Balogun: (lacht) Unser Trainer ist kleiner als ich. Das war der kleine Gerrard vor dem großen Balogun. Ich hatte ihn vor der Vertragsunterschrift schon bei einem Zoom-Call gesehen. Da habe ich ihm gesagt 'Bevor wir über irgendwas sprechen, möchte ich Ihnen sagen, dass das mein persönlicher Moment ist, wo ich mich als kleiner Fan oute'. Es war unfassbar, dass Steven Gerrard auf meinem iPad erschien. Da musste er lachen. Als wir uns dann persönlich getroffen haben, war es irgendwie vertraut. Er hatte mir schon vorher, als ich noch für Wigan gespielt habe, immer mal geschrieben. Das hat mir geholfen, mich schnell einzugewöhnen und bereits nach fünf Tagen mit der Mannschaft mein erstes Spiel zu bestreiten.
Rückkehr nach Deutschland "wäre überragend"
SPORT1: Warum wollte Sie Gerrard?
Balogun: Weil ich sehr gut in sein System passe und zur Art und Weise, wie er spielen möchte. Wir spielen sehr Ballbesitz orientiert und wollen immer vorwärts verteidigen, dominant sein und den Gegner attackieren. Ihm gefällt meine Aggressivität, Dynamik und Athletik und natürlich bringe ich einiges an Erfahrung mit, auch international. Und ich bin am Ball selbstbewusst, was ich definitiv auch Sandro Schwarz (früherer Trainer, d. Red.) zu verdanken habe. Sicher haben ihn auch charakterliche Eigenschaften überzeugt, über die ihm mein Wigan-Trainer berichtet hat.
SPORT1: Sie haben seit 2008 in neun Vereinen gespielt. Sind Sie einfach nur reisefreudig oder selbstkritisch genug, dass Sie den Durchbruch nicht geschafft haben?
Balogun: Ich bin definitiv selbstkritisch. Vor allem die ersten beiden Jahre als Profi bei Hannover 96, nachdem ich mit Türkiyemspor Berlin aufgestiegen bin, waren extrem hart. Da habe ich den Durchbruch einfach nicht geschafft. Ich habe keine klassische Akademie besucht, komme also nicht aus einer klassischen Talentschmiede, wie man es in England hat oder bei der Hertha, wo ich in der Jugend ein Jahr gespielt habe. Ich musste bei 96 noch sehr viel lernen.

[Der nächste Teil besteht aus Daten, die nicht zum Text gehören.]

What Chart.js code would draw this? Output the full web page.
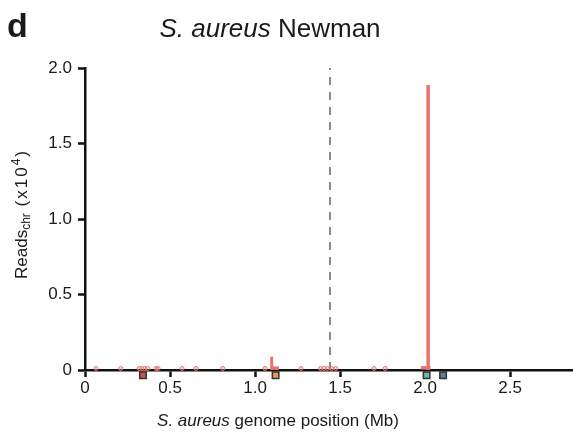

Von dort bin ich nach Bremen gewechselt, habe dort bei der U23 unterschrieben, habe aber mit den Profis trainiert und war auch oft im Kader. Meinen ersten Durchbruch hatte ich bei Fortuna Düsseldorf. Leider sind wir abgestiegen, und das zweite Jahr war nicht so prickelnd. Mit Darmstadt 98 bin ich aufgestiegen und in Mainz lief es im ersten Jahr ziemlich gut und danach durchwachsen. Ich denke, es ist fair zu sagen, dass ich mich nie so wirklich etablieren konnte oder dass ich in einem Klub absolut gesetzt war. Da bin ich selbstkritisch genug. Aber es gibt viele Spieler, die etabliert sind, aber nie in der Europa League oder eine WM gespielt haben, geschweige denn Meister wurden.
SPORT1: Reden Sie es sich da nicht etwas zu schön?
Balogun: Nein. Ich bin stolz, weil ich viele Hindernisse hinter mir gelassen und schwierige Zeiten überwunden habe. Ich wurde oft kritisch gesehen, aber ich habe all die Jahre immer dazugelernt. Der Meistertitel mit den Rangers ist keine Entschädigung für meine Zeit in Deutschland. Wenn es immer einfach ist, entwickelst du dich auch nicht weiter. Von Mainz in die Premier League zu wechseln war kein leichter Schritt. Es gab traurige Momente in meiner Karriere, da dachte ich 'Verdammt, warum spiele ich jetzt nicht?' Aber vielleicht brauchte ich das alles so, um der Spieler zu werden, der ich heute bin.
SPORT1: Wollen Sie noch mal zurück nach Deutschland?
Balogun: Ich bin gebürtiger Berliner und wenn sich für mich zu Hause oder in Deutschland nochmal die Möglichkeit bieten würde, dann wäre das herausragend. Aber mit den Rangers schielen wir erstmal auf die Champions League, die rausspringen könnte, wenn wir erfolgreich durch die Qualifikation kommen. Wer will das verpassen? Wenn ich nicht mehr Fußball spielen werde, kehre ich zurück nach Deutschland. Wenn das vorher schon passieren sollte, habe ich nichts dagegen. Aber meine nähere Zukunft liegt bei den Rangers.